◆ **Dataset excerpt**:
──────────
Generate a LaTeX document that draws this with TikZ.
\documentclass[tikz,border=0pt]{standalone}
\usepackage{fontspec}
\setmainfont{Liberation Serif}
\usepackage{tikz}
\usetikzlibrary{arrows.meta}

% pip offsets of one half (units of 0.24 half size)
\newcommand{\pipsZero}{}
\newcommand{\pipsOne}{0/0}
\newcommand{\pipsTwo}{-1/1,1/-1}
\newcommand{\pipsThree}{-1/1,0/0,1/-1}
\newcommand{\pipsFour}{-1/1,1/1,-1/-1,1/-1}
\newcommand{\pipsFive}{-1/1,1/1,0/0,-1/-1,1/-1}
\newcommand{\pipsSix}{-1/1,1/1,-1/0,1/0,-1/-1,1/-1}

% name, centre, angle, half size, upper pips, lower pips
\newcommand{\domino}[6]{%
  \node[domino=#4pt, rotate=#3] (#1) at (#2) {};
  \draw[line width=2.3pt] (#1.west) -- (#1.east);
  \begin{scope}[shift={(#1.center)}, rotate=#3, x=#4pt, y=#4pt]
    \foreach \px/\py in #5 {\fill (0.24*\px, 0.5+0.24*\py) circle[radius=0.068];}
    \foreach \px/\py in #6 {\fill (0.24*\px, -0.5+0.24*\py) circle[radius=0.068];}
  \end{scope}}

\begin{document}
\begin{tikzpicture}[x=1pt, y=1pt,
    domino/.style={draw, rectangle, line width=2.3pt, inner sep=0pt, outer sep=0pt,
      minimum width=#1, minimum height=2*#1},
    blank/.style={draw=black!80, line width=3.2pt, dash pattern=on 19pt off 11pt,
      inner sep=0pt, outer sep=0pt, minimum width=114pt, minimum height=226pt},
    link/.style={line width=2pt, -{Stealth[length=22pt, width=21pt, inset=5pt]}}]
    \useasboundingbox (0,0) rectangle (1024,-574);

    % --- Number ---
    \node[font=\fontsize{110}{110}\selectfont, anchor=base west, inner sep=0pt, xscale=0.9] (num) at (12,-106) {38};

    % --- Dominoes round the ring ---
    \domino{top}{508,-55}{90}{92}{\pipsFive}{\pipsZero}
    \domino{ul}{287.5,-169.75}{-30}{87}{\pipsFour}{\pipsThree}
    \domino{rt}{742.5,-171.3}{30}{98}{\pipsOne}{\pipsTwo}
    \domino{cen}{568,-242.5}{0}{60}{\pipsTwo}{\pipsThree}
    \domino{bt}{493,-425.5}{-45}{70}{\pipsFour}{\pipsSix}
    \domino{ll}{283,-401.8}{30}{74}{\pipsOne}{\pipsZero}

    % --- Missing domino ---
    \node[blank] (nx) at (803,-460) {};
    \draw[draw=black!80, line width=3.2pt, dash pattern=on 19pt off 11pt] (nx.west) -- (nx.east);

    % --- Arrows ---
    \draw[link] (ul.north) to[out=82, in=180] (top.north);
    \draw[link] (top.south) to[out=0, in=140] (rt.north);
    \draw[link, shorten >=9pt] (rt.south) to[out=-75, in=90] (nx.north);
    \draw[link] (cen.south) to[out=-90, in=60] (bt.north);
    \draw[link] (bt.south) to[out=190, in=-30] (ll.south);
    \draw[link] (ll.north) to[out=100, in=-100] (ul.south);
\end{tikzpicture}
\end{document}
──────────
◆ **Task description**: Make an exact copy of the data above.

◆ **Written solution**:
Generate a LaTeX document that draws this with TikZ.
\documentclass[tikz,border=0pt]{standalone}
\usepackage{fontspec}
\setmainfont{Liberation Serif}
\usepackage{tikz}
\usetikzlibrary{arrows.meta}

% pip offsets of one half (units of 0.24 half size)
\newcommand{\pipsZero}{}
\newcommand{\pipsOne}{0/0}
\newcommand{\pipsTwo}{-1/1,1/-1}
\newcommand{\pipsThree}{-1/1,0/0,1/-1}
\newcommand{\pipsFour}{-1/1,1/1,-1/-1,1/-1}
\newcommand{\pipsFive}{-1/1,1/1,0/0,-1/-1,1/-1}
\newcommand{\pipsSix}{-1/1,1/1,-1/0,1/0,-1/-1,1/-1}

% name, centre, angle, half size, upper pips, lower pips
\newcommand{\domino}[6]{%
  \node[domino=#4pt, rotate=#3] (#1) at (#2) {};
  \draw[line width=2.3pt] (#1.west) -- (#1.east);
  \begin{scope}[shift={(#1.center)}, rotate=#3, x=#4pt, y=#4pt]
    \foreach \px/\py in #5 {\fill (0.24*\px, 0.5+0.24*\py) circle[radius=0.068];}
    \foreach \px/\py in #6 {\fill (0.24*\px, -0.5+0.24*\py) circle[radius=0.068];}
  \end{scope}}

\begin{document}
\begin{tikzpicture}[x=1pt, y=1pt,
    domino/.style={draw, rectangle, line width=2.3pt, inner sep=0pt, outer sep=0pt,
      minimum width=#1, minimum height=2*#1},
    blank/.style={draw=black!80, line width=3.2pt, dash pattern=on 19pt off 11pt,
      inner sep=0pt, outer sep=0pt, minimum width=114pt, minimum height=226pt},
    link/.style={line width=2pt, -{Stealth[length=22pt, width=21pt, inset=5pt]}}]
    \useasboundingbox (0,0) rectangle (1024,-574);

    % --- Number ---
    \node[font=\fontsize{110}{110}\selectfont, anchor=base west, inner sep=0pt, xscale=0.9] (num) at (12,-106) {38};

    % --- Dominoes round the ring ---
    \domino{top}{508,-55}{90}{92}{\pipsFive}{\pipsZero}
    \domino{ul}{287.5,-169.75}{-30}{87}{\pipsFour}{\pipsThree}
    \domino{rt}{742.5,-171.3}{30}{98}{\pipsOne}{\pipsTwo}
    \domino{cen}{568,-242.5}{0}{60}{\pipsTwo}{\pipsThree}
    \domino{bt}{493,-425.5}{-45}{70}{\pipsFour}{\pipsSix}
    \domino{ll}{283,-401.8}{30}{74}{\pipsOne}{\pipsZero}

    % --- Missing domino ---
    \node[blank] (nx) at (803,-460) {};
    \draw[draw=black!80, line width=3.2pt, dash pattern=on 19pt off 11pt] (nx.west) -- (nx.east);

    % --- Arrows ---
    \draw[link] (ul.north) to[out=82, in=180] (top.north);
    \draw[link] (top.south) to[out=0, in=140] (rt.north);
    \draw[link, shorten >=9pt] (rt.south) to[out=-75, in=90] (nx.north);
    \draw[link] (cen.south) to[out=-90, in=60] (bt.north);
    \draw[link] (bt.south) to[out=190, in=-30] (ll.south);
    \draw[link] (ll.north) to[out=100, in=-100] (ul.south);
\end{tikzpicture}
\end{document}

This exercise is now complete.